Изменить стиль страницы

Между тем Анна Ивановна продолжала присылать за мной каждый день карету. Она говорила, что мой веселый французский характер оживляет ее и заставляет забывать горе, одним словом, что я ей так понравилась, что она не может жить без меня. Часто, усаживая около себя, она целовала меня и говорила, что не хотела бы со мною расстаться. С ее стороны это была необыкновенная нежность, потому что эта женщина никогда никого не ласкала. Она меня всячески задерживала, даже давала вечера, воображая этим развлечь меня. На вечерах всегда присутствовала вся разряженная, но мне было, конечно, не до этого: я рвалась к ее сыну и никак не могла постигнуть, каким образом могла мать оставаться в своих раззолоченных креслах, одетая в бархат, принимая гостей в то время, как сын ее томился в душном и сыром каземате, лишенный света, воздуха и самых необходимых вещей, не всякий день имея даже кусок белого хлеба. (В казематах от сырости было такое множество блох, что они не давали покоя, ноги были всегда, как в ботфортах, до такой степени покрывались этими насекомыми.)

Несмотря на все мои усилия вернуться скорей в Петербург, я еще несколько времени не могла вырваться от Анны Ивановны. Впрочем (у меня было одно утешение): от Ивана Александровича я получала довольно часто известия, и в этом помогала мне одна добрейшая немка, с которой я условилась, уезжая из Петербурга, что она будет ходить в крепость в мое отсутствие, переодетая в платье горничной. Таким образом она передавала мои записки и получала от Ивана Александровича для меня. Обыкновенно записки передавались через солдат, и за это им платили очень щедро.
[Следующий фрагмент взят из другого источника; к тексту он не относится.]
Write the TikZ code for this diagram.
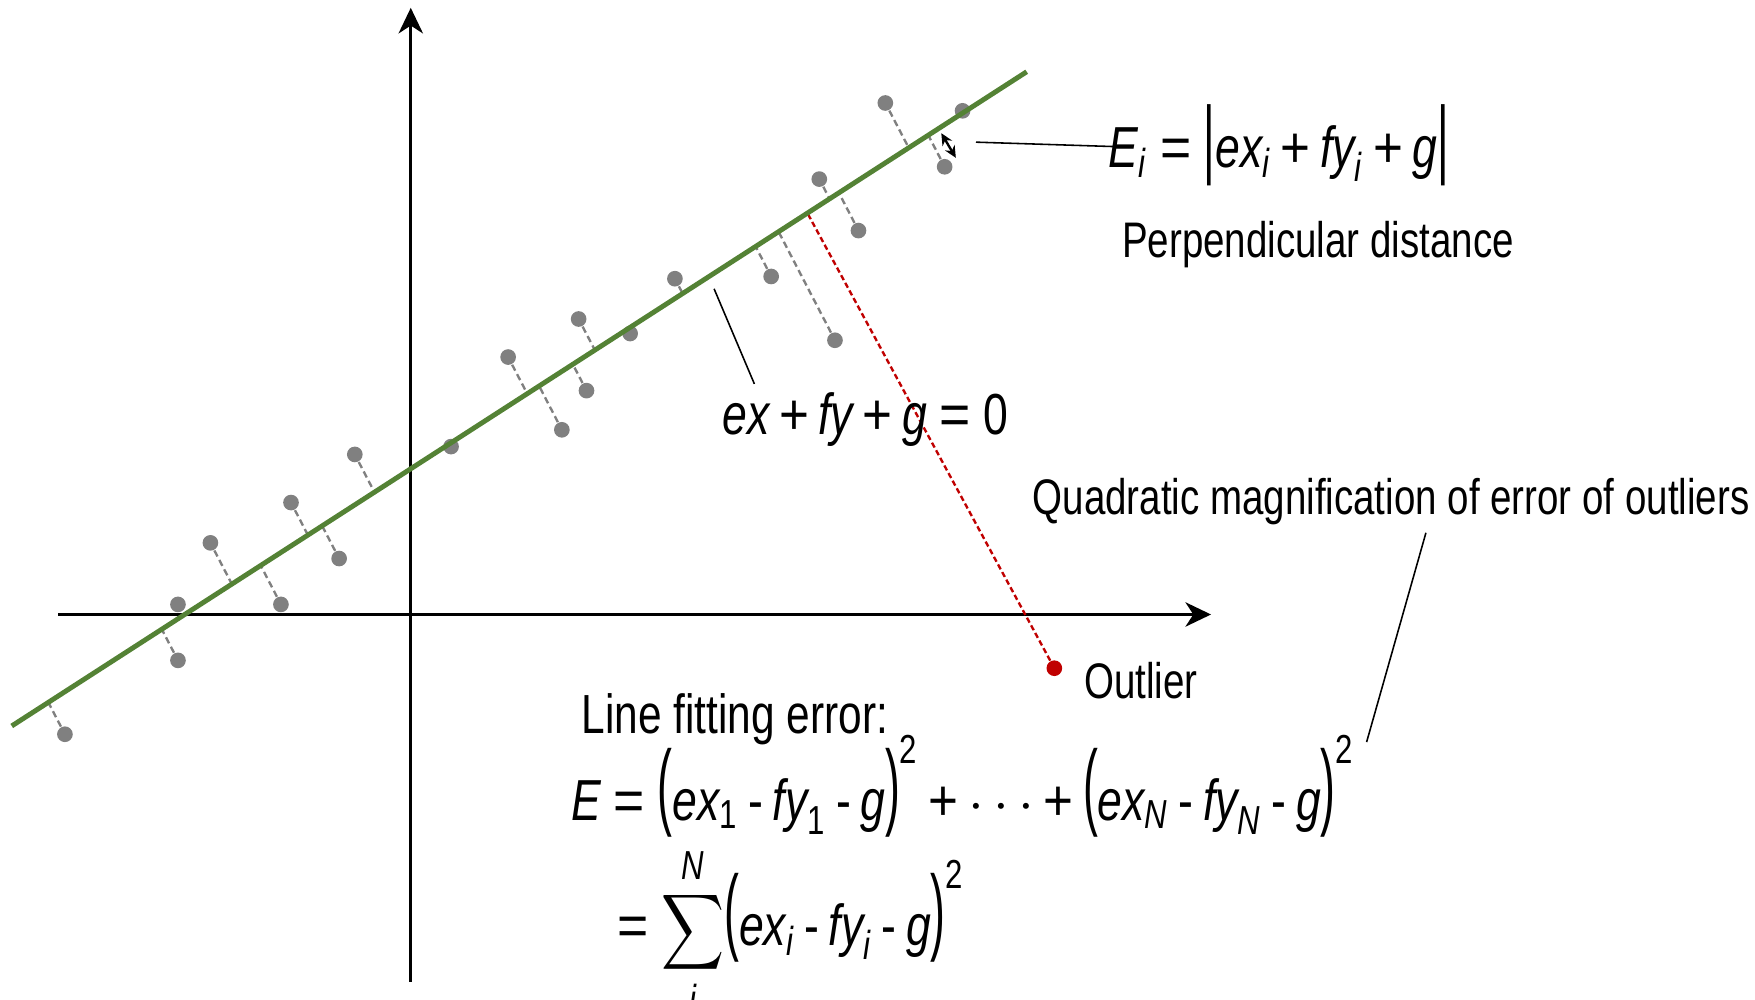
\documentclass[tikz,border=0pt]{standalone}
\usepackage{fontspec}
\usepackage{amsmath}
\usepackage{graphicx}
\setmainfont{Liberation Sans}[FakeStretch=0.77]
\usetikzlibrary{arrows.meta,calc}
\definecolor{fitgreen}{RGB}{84,130,53}
\definecolor{dotgray}{RGB}{128,128,128}
\definecolor{outred}{RGB}{192,0,0}
\newcommand\V[1]{\text{\itshape #1}}
\newcommand\mns{\mathbin{\text{-}}}
\newcommand\pls{\mathbin{\text{\scalebox{1.15}[1]{+}}}}
\newcommand\eqs{\mathrel{\text{\scalebox{1.2}[1]{=}}}}
\newcommand\lpar{\mathopen{\text{\raisebox{0.8pt}{\scalebox{1}[1.65]{(}}}}}
\newcommand\rpar{\mathclose{\text{\raisebox{0.8pt}{\scalebox{1}[1.65]{)}}}}}
\newcommand\lbar{\mathopen{\text{\scalebox{1}[1.5]{\textbar}}}}
\newcommand\rbar{\mathclose{\text{\scalebox{1}[1.5]{\textbar}}}}
\newcommand\bsum{\mathop{\text{\scalebox{0.77}[0.93]{$\displaystyle\sum$}}}\limits}
\begin{document}
\medmuskip=3mu plus 1mu
\thickmuskip=4mu plus 2mu
\begin{tikzpicture}[x=0.01cm,y=-0.01cm,
  axis/.style={line width=0.7pt,-{Stealth[length=6.5pt,width=6.2pt,inset=2pt]}},
  fitline/.style={fitgreen,line width=1.25pt},
  dot/.style={circle,fill=dotgray,inner sep=0pt,minimum size=0.14cm},
  outdot/.style={circle,fill=outred,inner sep=0pt,minimum size=0.14cm},
  gdash/.style={dotgray,line width=0.6pt,dash pattern=on 1.7pt off 1pt},
  rdash/.style={outred,line width=0.6pt,dash pattern=on 1.4pt off 0.8pt},
  leader/.style={black,line width=0.4pt},
  dblarrow/.style={line width=0.6pt,{Stealth[length=3pt,width=2.8pt]}-{Stealth[length=3pt,width=2.8pt]}},
  lbl/.style={inner sep=0pt,anchor=base west,font=\fontsize{12.7}{15}\selectfont},
  biglbl/.style={inner sep=0pt,anchor=base west,font=\fontsize{14}{17}\selectfont},
  mathlbl/.style={inner sep=0pt,anchor=base west,font=\fontsize{14.7}{18}\selectfont}]
\useasboundingbox (0,0) rectangle (1568,893);

% axes
\coordinate (xl) at (52,549);
\coordinate (xr) at (1082,549);
\coordinate (yb) at (367,877);
\coordinate (yt) at (367,7);
\draw[axis] (xl) -- (xr);
\draw[axis] (yb) -- (yt);

% fitted line end points
\coordinate (A) at (10.5,648.6);
\coordinate (B) at (917.3,64.1);

% data points with dashed residuals
\foreach \n/\px/\py in {1/58/656, 2/159/590, 3/188/485, 4/251/540, 5/260/449,
  6/303/499, 7/317/406, 8/454/319, 9/502/384, 10/517/285, 11/524/349,
  12/603/249, 13/689/247, 14/746/304, 15/732/160, 16/767/206, 17/791/92, 18/844/149} {
  \node[dot] (d\n) at (\px,\py) {};
  \coordinate (q\n) at ($(d\n.center)+(-52,-100)$);
  \coordinate (f\n) at (intersection of A--B and d\n.center--q\n);
  \draw[gdash] (d\n) -- (f\n);
}
% points lying on the line
\foreach \n/\px/\py in {19/159/540, 20/403/399, 21/563/298, 22/860/99} {
  \node[dot] (d\n) at (\px,\py) {};
}

% outlier
\node[outdot] (out) at (942,597) {};
\coordinate (oq) at ($(out.center)+(-222,-409)$);
\coordinate (of) at (intersection of A--B and out.center--oq);
\draw[rdash] (out) -- (of);

% fitted line
\draw[fitline] (A) -- (B);

% perpendicular distance arrow
\coordinate (da1) at (841,119);
\coordinate (da2) at (854,141);
\draw[dblarrow] (da1) -- (da2);

% texts
\node[mathlbl] (Ei) at (990,150) {$\V{E}_{\V{i}}\eqs\lbar\V{ex}_{\V{i}}\pls\V{fy}_{\V{i}}\pls\V{g}\rbar$};
\node[lbl] (perp) at (1002,230) {Perpendicular distance};
\node[mathlbl] (lineeq) at (645,388) {$\V{ex}\pls\V{fy}\pls\V{g}\eqs\text{0}$};
\node[lbl] (quad) at (922,460) {Quadratic magnification of error of outliers};
\node[lbl] (outl) at (968,624) {Outlier};
\node[biglbl] (lfe) at (519,655) {Line fitting error:};
\node[mathlbl] (Eq1) at (510,733) {$\V{E}\eqs\lpar\V{ex}_{\text{1}}\mns\V{fy}_{\text{1}}\mns\V{g}\rpar^{\text{2}}\pls\cdots\pls\lpar\V{ex}_{\V{N}}\mns\V{fy}_{\V{N}}\mns\V{g}\rpar^{\text{2}}$};
\node[mathlbl] (Eq2) at (551,845) {$\eqs\bsum_{\V{i}}^{\V{N}}\lpar\V{ex}_{\V{i}}\mns\V{fy}_{\V{i}}\mns\V{g}\rpar^{\text{2}}$};

% leader lines
\coordinate (l1a) at (872,127);
\coordinate (l1b) at (997,131);
\draw[leader] (l1a) -- (l1b);
\coordinate (l2a) at (638,258);
\coordinate (l2b) at (674,343);
\draw[leader] (l2a) -- (l2b);
\coordinate (l3a) at (1274,476);
\coordinate (l3b) at (1221,663);
\draw[leader] (l3a) -- (l3b);
\end{tikzpicture}
\end{document}
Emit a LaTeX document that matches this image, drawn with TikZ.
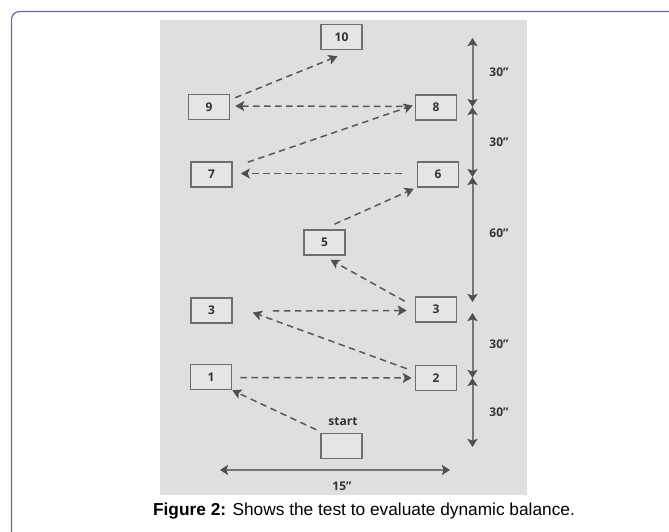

Не могу не рассказать одного случая, который меня очень встревожил и поразил, как черта характера русского солдата. Одна из записок попала в руки большого пьяницы. Я на другой же день узнала об этом, потому что Иван Александрович спросил меня, получила ли я такую-то записку, и очень был встревожен, когда я ответила, что нет. Тогда он сообщил мне приметы солдата. Я тотчас же догадалась, который из них, потому что всех их знала в лицо, и хотя не говорила по-русски, но отлично объяснялась с ним знаками. Они также все знали меня. Солдат с запиской пропал на целую неделю, и я очень обрадовалась, когда, наконец, после долгих розысков, встретила его на дворе крепости. Он, казалось, также очень был рад меня видеть и показывал мне знаками, что ему нужно говорить со мною. Я подошла к нему, и каково же было мое удивление, когда он вытащил записку из-за голенища своего сапога, объясняя, что он напился пьян, что его допрашивали о записке и даже очень били, но что он не сознался в том, что записка у него. Я была более всего поражена, что он даже не уничтожил ее и возвратил мне в целости.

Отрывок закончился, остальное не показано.